(Rows from a dataset of charts and code)
§ §

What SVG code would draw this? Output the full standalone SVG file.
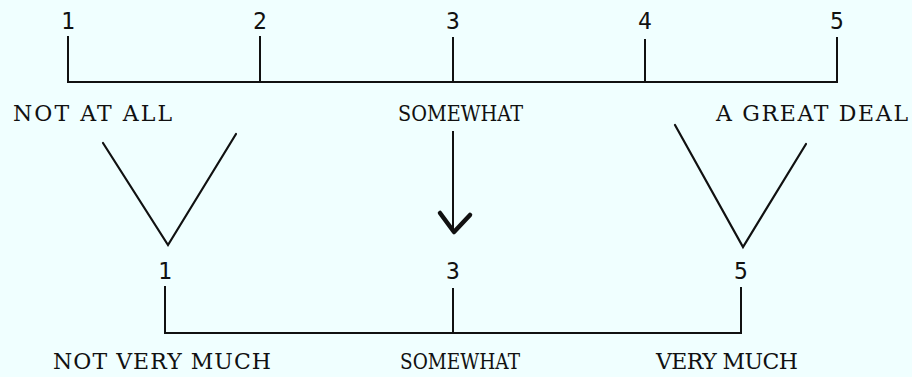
<svg xmlns="http://www.w3.org/2000/svg" width="912" height="377" viewBox="0 0 912 377">
  <style>
    .bg { fill: #F0FFFF; }
    .ln { stroke: #111; stroke-width: 2; fill: none; stroke-linecap: square; }
    .vv { stroke: #111; stroke-width: 2.2; fill: none; stroke-linecap: round; stroke-linejoin: miter; }
    .head { stroke: #111; stroke-width: 4.5; fill: none; stroke-linecap: round; stroke-linejoin: round; }
    .num { font-family: "DejaVu Sans Mono", "Liberation Mono", monospace; font-size: 23px; fill: #111; text-anchor: middle; }
    .lbl { font-family: "DejaVu Serif", "Liberation Serif", serif; font-size: 22px; fill: #111; }
  </style>
  <rect class="bg" x="0" y="0" width="912" height="377"/>

  <g id="top-scale">
    <path class="ln" d="M68,37 V82 H837 V38"/>
    <path class="ln" d="M260,37 V82 M453,38 V82 M645,40 V82"/>
    <text class="num" x="68" y="29">1</text>
    <text class="num" x="260" y="29">2</text>
    <text class="num" x="453" y="29">3</text>
    <text class="num" x="645" y="29">4</text>
    <text class="num" x="837" y="29">5</text>
  </g>

  <g id="top-labels">
    <text class="lbl" x="13" y="121" textLength="159" lengthAdjust="spacing">NOT AT ALL</text>
    <text class="lbl" x="398" y="121" textLength="125" lengthAdjust="spacingAndGlyphs">SOMEWHAT</text>
    <text class="lbl" x="716" y="121" textLength="192" lengthAdjust="spacing">A GREAT DEAL</text>
  </g>

  <g id="connectors">
    <path class="vv" d="M103,143 L168,245 L236,134"/>
    <path class="vv" d="M675,125 L743,247 L806,144"/>
    <line class="ln" x1="453" y1="132" x2="453" y2="231" stroke-width="1.6"/>
    <path class="head" d="M440,213 L454,232 L470,215"/>
  </g>

  <g id="bottom-scale">
    <path class="ln" d="M165,287 V333 H741 V288"/>
    <path class="ln" d="M453,289 V333"/>
    <text class="num" x="165" y="279">1</text>
    <text class="num" x="453" y="279">3</text>
    <text class="num" x="741" y="279">5</text>
  </g>

  <g id="bottom-labels">
    <text class="lbl" x="53" y="369" textLength="218" lengthAdjust="spacing">NOT VERY MUCH</text>
    <text class="lbl" x="400" y="369" textLength="120" lengthAdjust="spacingAndGlyphs">SOMEWHAT</text>
    <text class="lbl" x="656" y="369" textLength="142" lengthAdjust="spacing">VERY MUCH</text>
  </g>
</svg>
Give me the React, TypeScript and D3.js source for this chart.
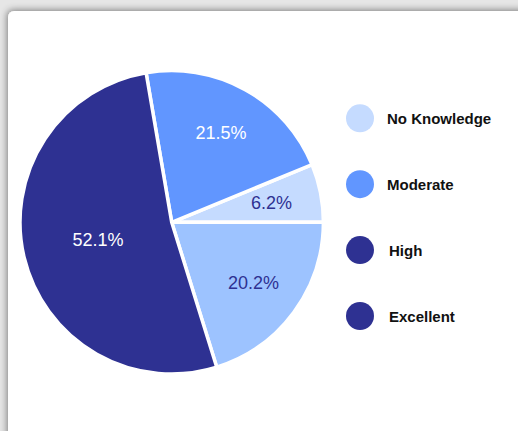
import React from "react";
import * as d3 from "d3";

// chart data
const categories = ["No Knowledge", "Moderate", "High", "Excellent"];
const shares = [6.2, 21.5, 20.2, 52.1];
const sliceColors = ["#c5dbff", "#6196ff", "#9dc3ff", "#2e3192"];
const labelColors = ["#2e3192", "#ffffff", "#2e3192", "#ffffff"];
const legendColors = ["#c5dbff", "#6196ff", "#2e3192", "#2e3192"];
// order slices are drawn counter-clockwise from 3 o'clock
const drawOrder = ["No Knowledge", "Moderate", "Excellent", "High"];

const W = 518;
const H = 431;

const App = () => {
  const cx = 171.7;
  const cy = 222.3;
  const radius = 151.7;

  const data = categories.map((c, i) => ({
    label: c,
    value: shares[i],
    color: sliceColors[i],
    text: labelColors[i],
  }));

  const pie = d3
    .pie<any>()
    .value((d) => d.value)
    .sort((a, b) => drawOrder.indexOf(a.label) - drawOrder.indexOf(b.label))
    .startAngle(Math.PI / 2)
    .endAngle(Math.PI / 2 - 2 * Math.PI);

  const arcs = pie(data);
  const arc = d3.arc<any>().innerRadius(0).outerRadius(radius);

  // place labels around 2/3 of the radius, big slices at the centroid
  const labelPos = (a: any) => {
    const span = Math.abs(a.endAngle - a.startAngle);
    const r = span > Math.PI ? radius * 0.5 : radius * 0.67;
    const mid = (a.startAngle + a.endAngle) / 2;
    return [Math.sin(mid) * r, -Math.cos(mid) * r];
  };

  const legendY = d3
    .scalePoint()
    .domain(categories)
    .range([118.3, 316])
    .padding(0);

  return (
    <svg
      width={W}
      height={H}
      style={{ position: "absolute", left: 0, top: 0, display: "block" }}
      fontFamily="'Liberation Sans', Arial, Helvetica, sans-serif"
    >
      <defs>
        <filter id="shadow" x="-5%" y="-5%" width="110%" height="110%">
          <feDropShadow dx="-1" dy="-1" stdDeviation="3.5" floodColor="#000" floodOpacity="0.45" />
        </filter>
      </defs>
      <rect x={0} y={0} width={W} height={H} fill="#e6e6e6" />
      <rect x={8} y={11} width={W + 20} height={H + 20} rx={6} fill="#ffffff" filter="url(#shadow)" />

      <g transform={`translate(${cx},${cy})`}>
        {arcs.map((a, i) => (
          <path key={i} d={arc(a) as string} fill={a.data.color} stroke="#ffffff" strokeWidth={3.5} strokeLinejoin="round" />
        ))}
        {arcs.map((a, i) => {
          const [x, y] = labelPos(a);
          return (
            <text
              key={"l" + i}
              x={x}
              y={y}
              textAnchor="middle"
              dominantBaseline="central"
              fontSize={18}
              fill={a.data.text}
            >
              {a.data.value.toFixed(1) + "%"}
            </text>
          );
        })}
      </g>

      <g>
        {categories.map((c, i) => (
          <g key={c} transform={`translate(360,${legendY(c)})`}>
            <circle r={14} fill={legendColors[i]} />
            <text
              x={i >= 2 ? 29 : 27}
              y={0}
              dominantBaseline="central"
              fontSize={15}
              fontWeight="bold"
              fill="#111111"
            >
              {c}
            </text>
          </g>
        ))}
      </g>
    </svg>
  );
};

export default App;
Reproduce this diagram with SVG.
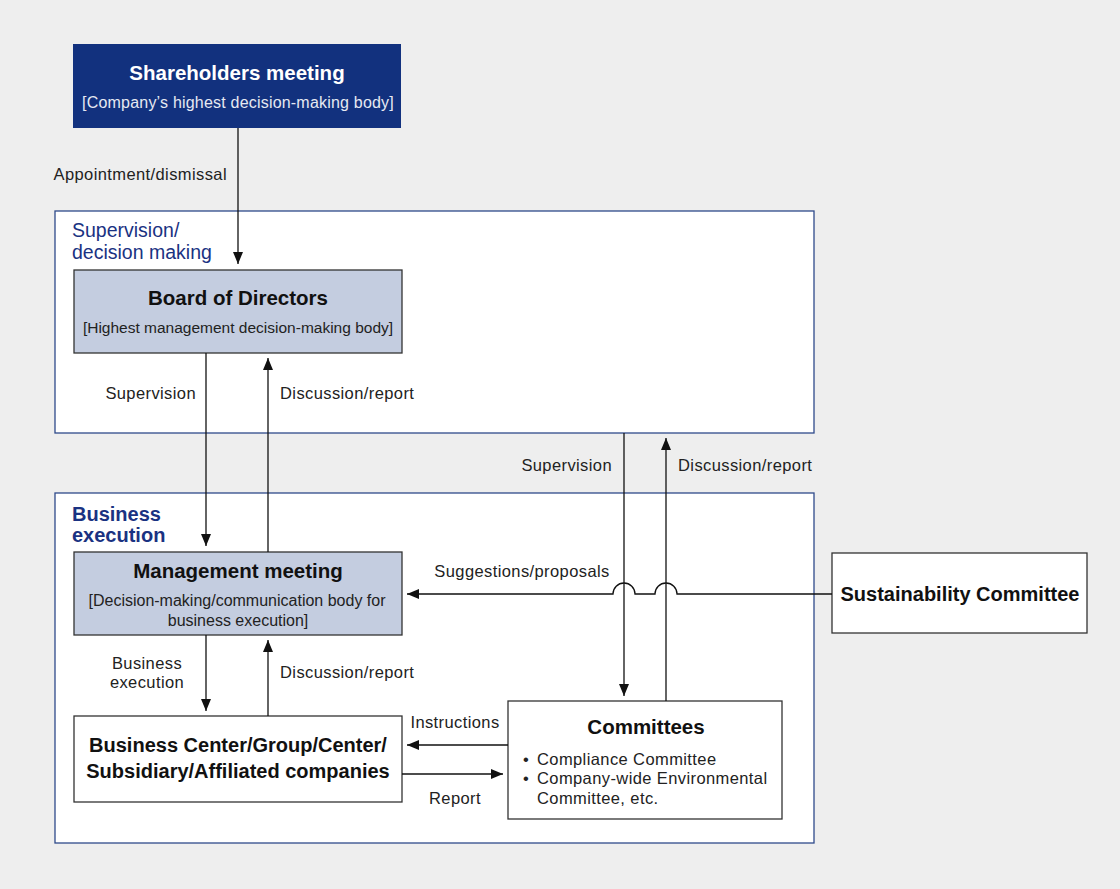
<svg xmlns="http://www.w3.org/2000/svg" width="1120" height="889" viewBox="0 0 1120 889">
<style>
text{font-family:"Liberation Sans",Arial,sans-serif;}
.t{font-size:20.5px;font-weight:bold;fill:#111;text-anchor:middle;}
.s{font-size:16px;fill:#222;text-anchor:middle;}
.l{font-size:16.5px;fill:#222;letter-spacing:0.4px;}
.h{font-size:19.5px;fill:#1a3282;}
.panel{fill:#fff;stroke:#2f4a8a;stroke-width:1.3;}
.node{stroke:#333;stroke-width:1.3;}
.ln{stroke:#111;stroke-width:1.3;fill:none;}
</style>
<defs>
<marker id="ah" viewBox="0 0 12 10" refX="12" refY="5" markerWidth="12" markerHeight="10" markerUnits="userSpaceOnUse" orient="auto">
<path d="M0,0 L12,5 L0,10 Z" fill="#111"/>
</marker>
</defs>
<rect width="1120" height="889" fill="#eeeeee"/>
<rect class="panel" x="55" y="211" width="759" height="222"/>
<text class="h" x="72" y="237">Supervision/</text>
<text class="h" x="72" y="259">decision making</text>
<rect class="panel" x="55" y="493" width="759" height="350"/>
<text class="h" x="72" y="521" style="font-weight:bold;font-size:20px">Business</text>
<text class="h" x="72" y="542" style="font-weight:bold;font-size:20px">execution</text>

<g id="shareholders">
<rect x="73" y="44" width="328" height="84" fill="#12317e"/>
<text class="t" x="237" y="80" style="fill:#fff">Shareholders meeting</text>
<text class="s" x="238" y="108" style="fill:#e6e9f2;letter-spacing:0.2px">[Company’s highest decision-making body]</text>
</g>
<g id="board">
<rect class="node" x="74" y="270" width="328" height="83" fill="#c4cde0"/>
<text class="t" x="238" y="305">Board of Directors</text>
<text class="s" x="238" y="333" style="font-size:15.5px">[Highest management decision-making body]</text>
</g>
<g id="management">
<rect class="node" x="74" y="552" width="328" height="83" fill="#c4cde0"/>
<text class="t" x="238" y="578">Management meeting</text>
<text class="s" x="237" y="606">[Decision-making/communication body for</text>
<text class="s" x="238" y="626">business execution]</text>
</g>
<g id="business">
<rect class="node" x="74" y="716" width="328" height="86" fill="#fff"/>
<text class="t" x="238" y="752" style="font-size:20px">Business Center/Group/Center/</text>
<text class="t" x="238" y="778" style="font-size:20px">Subsidiary/Affiliated companies</text>
</g>
<g id="committees">
<rect class="node" x="508" y="701" width="274" height="118" fill="#fff"/>
<text class="t" x="646" y="734">Committees</text>
<text class="l" x="523" y="765">•</text>
<text class="l" x="537" y="765">Compliance Committee</text>
<text class="l" x="523" y="784">•</text>
<text class="l" x="537" y="784">Company-wide Environmental</text>
<text class="l" x="537" y="804">Committee, etc.</text>
</g>
<g id="sustainability">
<rect class="node" x="832" y="553" width="255" height="80" fill="#fff"/>
<text class="t" x="960" y="601" style="font-size:20px">Sustainability Committee</text>
</g>

<g id="connectors">
<line class="ln" x1="238" y1="128" x2="238" y2="264" marker-end="url(#ah)"/>
<line class="ln" x1="206" y1="353" x2="206" y2="546" marker-end="url(#ah)"/>
<line class="ln" x1="268" y1="552" x2="268" y2="358" marker-end="url(#ah)"/>
<line class="ln" x1="206" y1="635" x2="206" y2="711" marker-end="url(#ah)"/>
<line class="ln" x1="268" y1="716" x2="268" y2="640" marker-end="url(#ah)"/>
<line class="ln" x1="624" y1="433" x2="624" y2="696" marker-end="url(#ah)"/>
<line class="ln" x1="666" y1="701" x2="666" y2="438" marker-end="url(#ah)"/>
<line class="ln" x1="508" y1="745" x2="407" y2="745" marker-end="url(#ah)"/>
<line class="ln" x1="402" y1="774" x2="503" y2="774" marker-end="url(#ah)"/>
<path class="ln" d="M832,594 L677,594 A11,11 0 0 0 655,594 L635,594 A11,11 0 0 0 613,594 L407,594" marker-end="url(#ah)"/>
</g>

<g id="labels">
<text class="l" x="227" y="180" text-anchor="end">Appointment/dismissal</text>
<text class="l" x="196" y="399" text-anchor="end">Supervision</text>
<text class="l" x="280" y="399">Discussion/report</text>
<text class="l" x="612" y="471" text-anchor="end">Supervision</text>
<text class="l" x="678" y="471">Discussion/report</text>
<text class="l" x="522" y="577" text-anchor="middle">Suggestions/proposals</text>
<text class="l" x="147" y="669" text-anchor="middle">Business</text>
<text class="l" x="147" y="688" text-anchor="middle">execution</text>
<text class="l" x="280" y="678">Discussion/report</text>
<text class="l" x="455" y="728" text-anchor="middle">Instructions</text>
<text class="l" x="455" y="804" text-anchor="middle">Report</text>
</g>
</svg>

§ §

**WHAT TO WORK ON:** Tell how many lines contain the word "React", using only the number.

**RESULT:** 2